On peut croire que ces accompagnements individualisés ou en sous-groupes ne sont pas rentables, puisqu’on ne voit pas une grande masse de gens en même temps. Nous prétendons le contraire.

En partant des contextes réels et des besoins exprimés, l’accompagnement est beaucoup plus significatif, car il s’applique directement à la planification ou même au déroulement d’une activité de classe. Avec la récurrence de la pratique, les gens auront développé leur aisance à intégrer le numérique à leur quotidien, et ainsi, la proportion de 80% d’enseignants ayant besoin de soutien technique tendra à diminuer. 

Au final, en adoptant cette stratégie, en renversant la pyramide et en commençant par offrir des accompagnements sous forme de mesures dirigées en fonctions des besoins et réalités des enseignants, l’intégration des nouveaux outils se fait de façon beaucoup plus harmonieuse.
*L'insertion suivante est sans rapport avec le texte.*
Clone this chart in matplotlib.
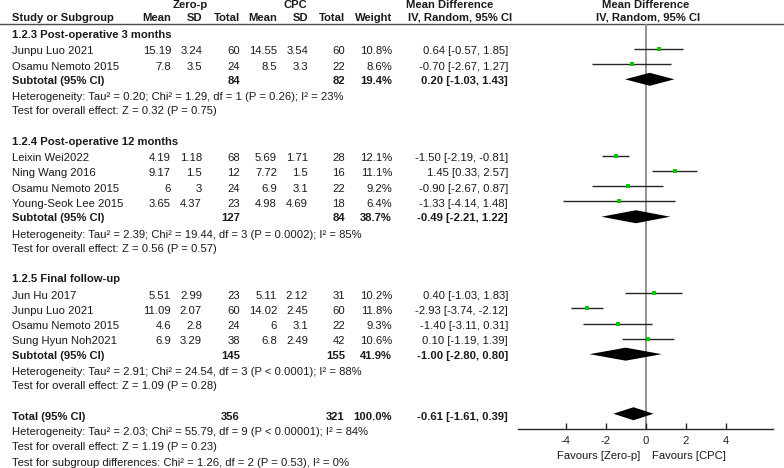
"""
Forest plot: Zero-p vs CPC, mean difference (IV, random, 95% CI),
three follow-up subgroups plus overall total.
"""
import matplotlib
matplotlib.use("Agg")
import matplotlib.pyplot as plt

plt.rcParams["font.family"] = ["Liberation Sans", "DejaVu Sans"]
FS = 8.15

# ---------------- data ----------------
group_titles = ["1.2.3 Post-operative 3 months",
                "1.2.4 Post-operative 12 months",
                "1.2.5 Final follow-up"]

studies  = ["Junpu Luo 2021", "Osamu Nemoto 2015",
            "Leixin Wei2022", "Ning Wang 2016", "Osamu Nemoto 2015", "Young-Seok Lee 2015",
            "Jun Hu 2017", "Junpu Luo 2021", "Osamu Nemoto 2015", "Sung Hyun Noh2021"]
group_of = [0, 0, 1, 1, 1, 1, 2, 2, 2, 2]
zp_mean  = [15.19, 7.8, 4.19, 9.17, 6, 3.65, 5.51, 11.09, 4.6, 6.9]
zp_sd    = [3.24, 3.5, 1.18, 1.5, 3, 4.37, 2.99, 2.07, 2.8, 3.29]
zp_n     = [60, 24, 68, 12, 24, 23, 23, 60, 24, 38]
cpc_mean = [14.55, 8.5, 5.69, 7.72, 6.9, 4.98, 5.11, 14.02, 6, 6.8]
cpc_sd   = [3.54, 3.3, 1.71, 1.5, 3.1, 4.69, 2.12, 2.45, 3.1, 2.49]
cpc_n    = [60, 22, 28, 16, 22, 18, 31, 60, 22, 42]
weight   = [10.8, 8.6, 12.1, 11.1, 9.2, 6.4, 10.2, 11.8, 9.3, 10.6]
md       = [0.64, -0.70, -1.50, 1.45, -0.90, -1.33, 0.40, -2.93, -1.40, 0.10]
md_lo    = [-0.57, -2.67, -2.19, 0.33, -2.67, -4.14, -1.03, -3.74, -3.11, -1.19]
md_hi    = [1.85, 1.27, -0.81, 2.57, 0.87, 1.48, 1.83, -2.12, 0.31, 1.39]

sub_zp_n  = [84, 127, 145]
sub_cpc_n = [82, 84, 155]
sub_w     = [19.4, 38.7, 41.9]
sub_md    = [0.20, -0.49, -1.00]
sub_lo    = [-1.03, -2.21, -2.80]
sub_hi    = [1.43, 1.22, 0.80]
sub_het   = ["Heterogeneity: Tau² = 0.20; Chi² = 1.29, df = 1 (P = 0.26); I² = 23%",
             "Heterogeneity: Tau² = 2.39; Chi² = 19.44, df = 3 (P = 0.0002); I² = 85%",
             "Heterogeneity: Tau² = 2.91; Chi² = 24.54, df = 3 (P < 0.0001); I² = 88%"]
sub_z     = ["Test for overall effect: Z = 0.32 (P = 0.75)",
             "Test for overall effect: Z = 0.56 (P = 0.57)",
             "Test for overall effect: Z = 1.09 (P = 0.28)"]

tot_zp_n, tot_cpc_n, tot_w = 356, 321, 100.0
tot_md, tot_lo, tot_hi = -0.61, -1.61, 0.39
tot_notes = ["Heterogeneity: Tau² = 2.03; Chi² = 55.79, df = 9 (P < 0.00001); I² = 84%",
             "Test for overall effect: Z = 1.19 (P = 0.23)",
             "Test for subgroup differences: Chi² = 1.26, df = 2 (P = 0.53), I² = 0%"]

# ---------------- layout (pixels from top-left) ----------------
ROW0, PITCH = 35.0, 15.27
COL_NAME = 12
COL_R = [171, 202, 240, 277, 308, 345, 392]   # right edges of numeric columns
COL_MD = 508
AXIS_Y, HEAD_Y = 429, 24
PLOT_X0, PLOT_X1 = 518, 773
SQ_GREEN = "#00C800"
LINE_C = "#262626"

fig = plt.figure(figsize=(7.84, 4.68), dpi=100)
ax = fig.add_axes([0, 0, 1, 1])
ax.set_xlim(0, 784)
ax.set_ylim(468, 0)
ax.axis("off")

fp = fig.add_axes([PLOT_X0 / 784, (468 - AXIS_Y) / 468,
                   (PLOT_X1 - PLOT_X0) / 784, (AXIS_Y - HEAD_Y) / 468])
fp.set_xlim(-6.37, 6.35)
fp.set_ylim(AXIS_Y, HEAD_Y)
fp.patch.set_alpha(0)
for s in ("top", "left", "right"):
    fp.spines[s].set_visible(False)
fp.spines["bottom"].set_color(LINE_C)
fp.spines["bottom"].set_linewidth(1.0)
fp.set_yticks([])
fp.set_xticks([-4, -2, 0, 2, 4])
fp.set_xticklabels(["-4", "-2", "0", "2", "4"])
fp.tick_params(axis="x", direction="in", length=4, width=1.0, color=LINE_C,
               pad=5, labelsize=FS, labelcolor="#222222")
fp.axvline(0, color="#8a8a8a", linewidth=1.3, zorder=1)


def txt(x, y, s, ha="left", bold=False):
    ax.text(x, y, s, ha=ha, va="center", fontsize=FS, color="#1a1a1a",
            fontweight="bold" if bold else "normal")


def diamond(y, c, lo, hi, h=6.5):
    fp.fill([lo, c, hi, c], [y, y - h, y, y + h], color="black",
            linewidth=0, zorder=3)


# ---------------- header ----------------
txt(190, 5, "Zero-p", ha="center", bold=True)
txt(295, 5, "CPC", ha="center", bold=True)
txt(450, 5, "Mean Difference", ha="center", bold=True)
txt(646, 5, "Mean Difference", ha="center", bold=True)
txt(COL_NAME, 18, "Study or Subgroup", bold=True)
for x, s in zip(COL_R, ["Mean", "SD", "Total", "Mean", "SD", "Total", "Weight"]):
    txt(x, 18, s, ha="right", bold=True)
txt(460, 18, "IV, Random, 95% CI", ha="center", bold=True)
txt(648, 18, "IV, Random, 95% CI", ha="center", bold=True)
ax.plot([0, 784], [HEAD_Y, HEAD_Y], color="#4d4d4d", linewidth=1.0)

# ---------------- rows ----------------
row = 0
for g, title in enumerate(group_titles):
    y = ROW0 + row * PITCH
    txt(COL_NAME, y, title, bold=True)
    row += 1
    for i in [k for k, gg in enumerate(group_of) if gg == g]:
        y = ROW0 + row * PITCH
        vals = [f"{zp_mean[i]:g}", f"{zp_sd[i]:g}", f"{zp_n[i]}",
                f"{cpc_mean[i]:g}", f"{cpc_sd[i]:g}", f"{cpc_n[i]}",
                f"{weight[i]:.1f}%"]
        txt(COL_NAME, y + 1, studies[i])
        for x, s in zip(COL_R, vals):
            txt(x, y + 1, s, ha="right")
        txt(COL_MD, y + 1, f"{md[i]:.2f} [{md_lo[i]:.2f}, {md_hi[i]:.2f}]", ha="right")
        fp.hlines(y - 1.5, md_lo[i], md_hi[i], color=LINE_C, linewidth=1.0, zorder=2)
        fp.plot(md[i], y - 1.5, marker="s", color=SQ_GREEN, linestyle="none",
                markersize=0.8 * weight[i] ** 0.5 + 0.5, markeredgewidth=0, zorder=4)
        row += 1
    y = ROW0 + row * PITCH
    txt(COL_NAME, y, "Subtotal (95% CI)", bold=True)
    txt(COL_R[2], y, f"{sub_zp_n[g]}", ha="right", bold=True)
    txt(COL_R[5], y, f"{sub_cpc_n[g]}", ha="right", bold=True)
    txt(COL_R[6], y, f"{sub_w[g]:.1f}%", ha="right", bold=True)
    txt(COL_MD, y, f"{sub_md[g]:.2f} [{sub_lo[g]:.2f}, {sub_hi[g]:.2f}]", ha="right", bold=True)
    diamond(y - 1.5, sub_md[g], sub_lo[g], sub_hi[g])
    row += 1
    txt(COL_NAME, ROW0 + row * PITCH + 1, sub_het[g])
    row += 1
    txt(COL_NAME, ROW0 + row * PITCH, sub_z[g])
    row += 2

y = ROW0 + row * PITCH
txt(COL_NAME, y, "Total (95% CI)", bold=True)
txt(COL_R[2], y, f"{tot_zp_n}", ha="right", bold=True)
txt(COL_R[5], y, f"{tot_cpc_n}", ha="right", bold=True)
txt(COL_R[6], y, f"{tot_w:.1f}%", ha="right", bold=True)
txt(COL_MD, y, f"{tot_md:.2f} [{tot_lo:.2f}, {tot_hi:.2f}]", ha="right", bold=True)
diamond(y - 3, tot_md, tot_lo, tot_hi)
for note in tot_notes:
    row += 1
    txt(COL_NAME, ROW0 + row * PITCH, note)

# favours labels under the axis
txt(640, 456, "Favours [Zero-p]", ha="right")
txt(652, 456, "Favours [CPC]", ha="left")

plt.savefig("out.png", dpi=100)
Alors que les formations très générales, de type mesures universelles du niveau 1 de la pyramide traditionnelle, sont rarement réinvesties, car trop loin de la réalité de chacun, le « sur mesure » permet d’inclure, dans la pratique existante, l’utilisation de ressources numériques au service de l’enseignement et de l’apprentissage. 

Le niveau 3 en numérique nous permet plus facilement de soutenir les enseignants afin de créer une véritable valeur ajoutée!